● **What is asked**:
Retype only what runs from the beginning of the data through the line with "2.5, -8.4, -2.2, 2.5, -9.2, -28.8, -35.2, -67.9, -90.3, -135.0]"; please omit the pictures and keep every line exact.

● **Supplied data**:
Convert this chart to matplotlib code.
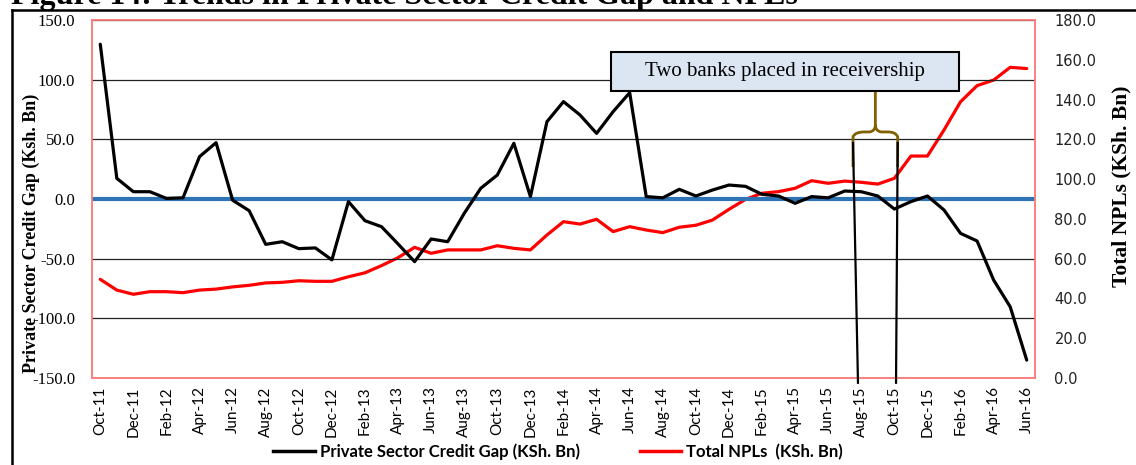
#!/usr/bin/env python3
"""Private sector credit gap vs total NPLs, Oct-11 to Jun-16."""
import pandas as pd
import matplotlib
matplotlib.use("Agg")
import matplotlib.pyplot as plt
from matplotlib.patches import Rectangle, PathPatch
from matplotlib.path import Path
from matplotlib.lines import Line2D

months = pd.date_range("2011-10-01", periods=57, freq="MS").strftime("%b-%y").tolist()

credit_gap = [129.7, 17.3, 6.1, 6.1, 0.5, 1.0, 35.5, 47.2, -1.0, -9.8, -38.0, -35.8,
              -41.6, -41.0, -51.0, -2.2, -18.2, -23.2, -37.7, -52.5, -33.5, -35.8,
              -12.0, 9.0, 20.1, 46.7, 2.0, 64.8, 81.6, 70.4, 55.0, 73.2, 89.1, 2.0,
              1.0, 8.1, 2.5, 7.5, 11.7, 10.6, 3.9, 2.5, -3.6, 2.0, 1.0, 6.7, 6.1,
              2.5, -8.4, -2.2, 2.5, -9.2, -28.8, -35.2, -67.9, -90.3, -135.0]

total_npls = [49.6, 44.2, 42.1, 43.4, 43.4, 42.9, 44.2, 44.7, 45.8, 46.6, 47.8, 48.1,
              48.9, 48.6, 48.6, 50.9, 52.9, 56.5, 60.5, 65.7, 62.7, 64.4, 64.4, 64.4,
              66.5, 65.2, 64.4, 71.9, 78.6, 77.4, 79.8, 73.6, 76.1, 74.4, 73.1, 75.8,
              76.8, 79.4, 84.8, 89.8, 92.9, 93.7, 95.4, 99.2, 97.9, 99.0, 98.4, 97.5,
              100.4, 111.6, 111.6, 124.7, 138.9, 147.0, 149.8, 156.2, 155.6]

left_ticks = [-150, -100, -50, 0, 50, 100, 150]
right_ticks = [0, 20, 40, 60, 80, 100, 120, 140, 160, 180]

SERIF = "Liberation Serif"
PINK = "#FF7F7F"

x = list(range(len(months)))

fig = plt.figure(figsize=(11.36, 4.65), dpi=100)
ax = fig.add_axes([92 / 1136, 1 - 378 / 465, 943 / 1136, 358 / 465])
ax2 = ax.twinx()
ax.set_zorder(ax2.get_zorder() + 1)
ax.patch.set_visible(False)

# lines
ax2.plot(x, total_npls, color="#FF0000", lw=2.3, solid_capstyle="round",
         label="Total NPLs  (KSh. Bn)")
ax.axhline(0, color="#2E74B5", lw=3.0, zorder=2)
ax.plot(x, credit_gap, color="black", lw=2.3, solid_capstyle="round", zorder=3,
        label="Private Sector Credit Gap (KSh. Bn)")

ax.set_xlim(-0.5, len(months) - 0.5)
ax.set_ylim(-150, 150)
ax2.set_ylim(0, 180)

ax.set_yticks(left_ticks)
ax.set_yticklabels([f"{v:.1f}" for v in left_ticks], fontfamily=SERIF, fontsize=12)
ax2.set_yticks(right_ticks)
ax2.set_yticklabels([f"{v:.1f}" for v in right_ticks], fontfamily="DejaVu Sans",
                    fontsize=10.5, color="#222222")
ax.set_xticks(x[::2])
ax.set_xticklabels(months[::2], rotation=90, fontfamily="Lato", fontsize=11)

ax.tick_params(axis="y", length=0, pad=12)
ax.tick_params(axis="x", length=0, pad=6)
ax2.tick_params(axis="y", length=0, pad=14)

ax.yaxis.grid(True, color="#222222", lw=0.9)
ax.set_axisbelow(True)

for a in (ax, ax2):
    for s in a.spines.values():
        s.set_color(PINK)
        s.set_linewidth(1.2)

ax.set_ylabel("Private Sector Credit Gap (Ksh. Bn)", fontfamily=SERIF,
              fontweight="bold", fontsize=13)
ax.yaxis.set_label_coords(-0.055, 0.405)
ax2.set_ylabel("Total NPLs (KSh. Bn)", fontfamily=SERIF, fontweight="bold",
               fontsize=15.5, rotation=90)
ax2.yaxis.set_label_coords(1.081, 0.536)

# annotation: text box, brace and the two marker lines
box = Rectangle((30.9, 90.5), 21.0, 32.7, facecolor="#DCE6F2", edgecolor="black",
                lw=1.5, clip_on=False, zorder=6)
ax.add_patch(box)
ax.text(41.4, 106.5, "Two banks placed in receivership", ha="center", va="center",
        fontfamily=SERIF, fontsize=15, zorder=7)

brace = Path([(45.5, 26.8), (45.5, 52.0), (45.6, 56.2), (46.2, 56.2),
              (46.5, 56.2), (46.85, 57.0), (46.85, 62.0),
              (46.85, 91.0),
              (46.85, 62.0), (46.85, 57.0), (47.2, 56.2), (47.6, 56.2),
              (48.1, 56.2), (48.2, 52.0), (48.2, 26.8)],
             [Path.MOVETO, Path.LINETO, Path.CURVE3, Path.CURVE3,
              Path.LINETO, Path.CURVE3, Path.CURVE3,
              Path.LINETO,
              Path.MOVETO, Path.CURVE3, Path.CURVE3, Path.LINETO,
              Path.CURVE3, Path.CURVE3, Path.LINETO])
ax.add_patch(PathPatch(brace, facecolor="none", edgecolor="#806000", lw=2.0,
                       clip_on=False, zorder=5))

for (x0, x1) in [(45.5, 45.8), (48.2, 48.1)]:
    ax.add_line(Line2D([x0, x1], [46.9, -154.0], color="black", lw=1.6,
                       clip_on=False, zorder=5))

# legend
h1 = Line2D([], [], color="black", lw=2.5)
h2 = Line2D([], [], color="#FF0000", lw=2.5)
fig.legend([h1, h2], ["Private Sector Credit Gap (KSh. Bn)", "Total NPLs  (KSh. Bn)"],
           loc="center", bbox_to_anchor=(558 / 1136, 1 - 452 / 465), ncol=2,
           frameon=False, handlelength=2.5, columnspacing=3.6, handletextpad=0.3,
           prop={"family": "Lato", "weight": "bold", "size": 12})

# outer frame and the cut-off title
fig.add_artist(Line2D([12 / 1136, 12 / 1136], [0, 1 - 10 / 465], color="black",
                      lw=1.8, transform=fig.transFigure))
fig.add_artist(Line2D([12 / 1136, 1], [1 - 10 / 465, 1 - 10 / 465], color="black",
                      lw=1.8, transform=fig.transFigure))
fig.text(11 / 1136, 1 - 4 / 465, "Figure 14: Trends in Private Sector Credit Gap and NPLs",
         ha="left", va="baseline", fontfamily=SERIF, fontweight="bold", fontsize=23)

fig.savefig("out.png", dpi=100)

● **Final answer**:
Convert this chart to matplotlib code.
#!/usr/bin/env python3
"""Private sector credit gap vs total NPLs, Oct-11 to Jun-16."""
import pandas as pd
import matplotlib
matplotlib.use("Agg")
import matplotlib.pyplot as plt
from matplotlib.patches import Rectangle, PathPatch
from matplotlib.path import Path
from matplotlib.lines import Line2D

months = pd.date_range("2011-10-01", periods=57, freq="MS").strftime("%b-%y").tolist()

credit_gap = [129.7, 17.3, 6.1, 6.1, 0.5, 1.0, 35.5, 47.2, -1.0, -9.8, -38.0, -35.8,
              -41.6, -41.0, -51.0, -2.2, -18.2, -23.2, -37.7, -52.5, -33.5, -35.8,
              -12.0, 9.0, 20.1, 46.7, 2.0, 64.8, 81.6, 70.4, 55.0, 73.2, 89.1, 2.0,
              1.0, 8.1, 2.5, 7.5, 11.7, 10.6, 3.9, 2.5, -3.6, 2.0, 1.0, 6.7, 6.1,
              2.5, -8.4, -2.2, 2.5, -9.2, -28.8, -35.2, -67.9, -90.3, -135.0]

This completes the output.